Reversible formation/disruption of dynamic double-tailed surfactants in a binary mixture: effects on interfacial properties and aggregation behavior

• Published in: Colloids and surfaces. A, Physicochemical and engineering aspects Vol. 636; p. 128141
• Main Authors: Zhang, Yongmin, Mu, Meng, Lu, Pingping, Zhao, Shanjuan, Fan, Ye, Liu, Xuefeng, Fang, Yinjun
• Format: Journal Article
• Language: English
• Published: Elsevier B.V 05.03.2022
• Subjects: Double-tailed surfactant; Dynamic covalent; Imine bond; Micelles; Symmetry; Vesicles; Vesicles; Double-tailed surfactant; Micelles; Dynamic covalent; Imine bond; Symmetry
• ISSN: 0927-7757; 1873-4359
• DOI: 10.1016/j.colsurfa.2021.128141

Dynamic covalent chemistry provides numerous possibilities to develop various amphiphiles. However, the design of responsive amphiphiles bearing tunable symmetry based on dynamic covalent bonds is still a challenge. Herein, a dynamic double-tailed surfactant (DDTS) was produced in situ by mixing aldehyde-type amphiphile (N-hexadecyl-N,N-dimethyl-N-(2-(4-formyl-phenoxy)ethyl) ammonium bromide, HOBAB) and commercial octylamine (OA) with a stoichiometric ratio of 1:1. After equilibrium (pH = 10.0), the composition were 68% DDTS, 16% HOBAB and 16% OA. The predominant surfactant in the solution can be reversibly tuned between highly asymmetrical HOBAB and approximately symmetrical DDTS by alternately adding acid (pH = 5.0) and base (pH = 10.0) due to the pH sensitivity of imine bonds. The presence of DDTS significantly decreased the critical micelle concentration, enhanced the adsorption efficiency at the interface and the effectiveness in surface tension reduction, and thermodynamically facilitated the formation of aggregates. More importantly, the emergence of DDTS triggered a transformation from spherical micelles to vesicles, because of the increase in symmetry of the amphiphiles. Once DDTS was disrupted upon decreasing the pH, the opposite transformation ensued. Such a transformation between micelles and vesicles could also be triggered by altering the choice of alkylamine.
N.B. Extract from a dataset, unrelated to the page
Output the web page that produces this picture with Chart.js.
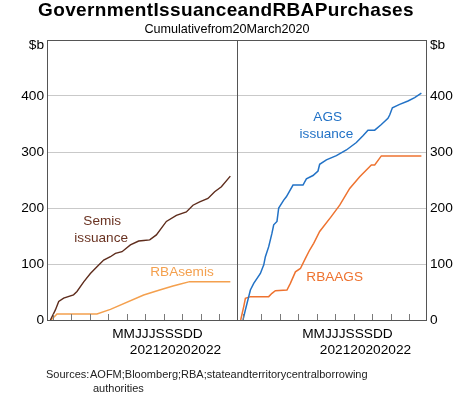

The present work provides an alternative way to control the transformation between micelles and vesicles, which is favorable for the design of new responsive soft colloids and exploration of their potential applications. [Display omitted] •Dynamic double-tailed surfactant with tunable symmetry was developed by Schiff base reaction.•The symmetry can be tuned by changing pH or alkylamines.•The formation and extension of hybrid tail facilitated to enhance interfacial properties.•Approximately symmetrical double-tailed structure was thermodynamically favorable for micellization and stable interface.•The symmetry significantly impacted the aggregation behavior.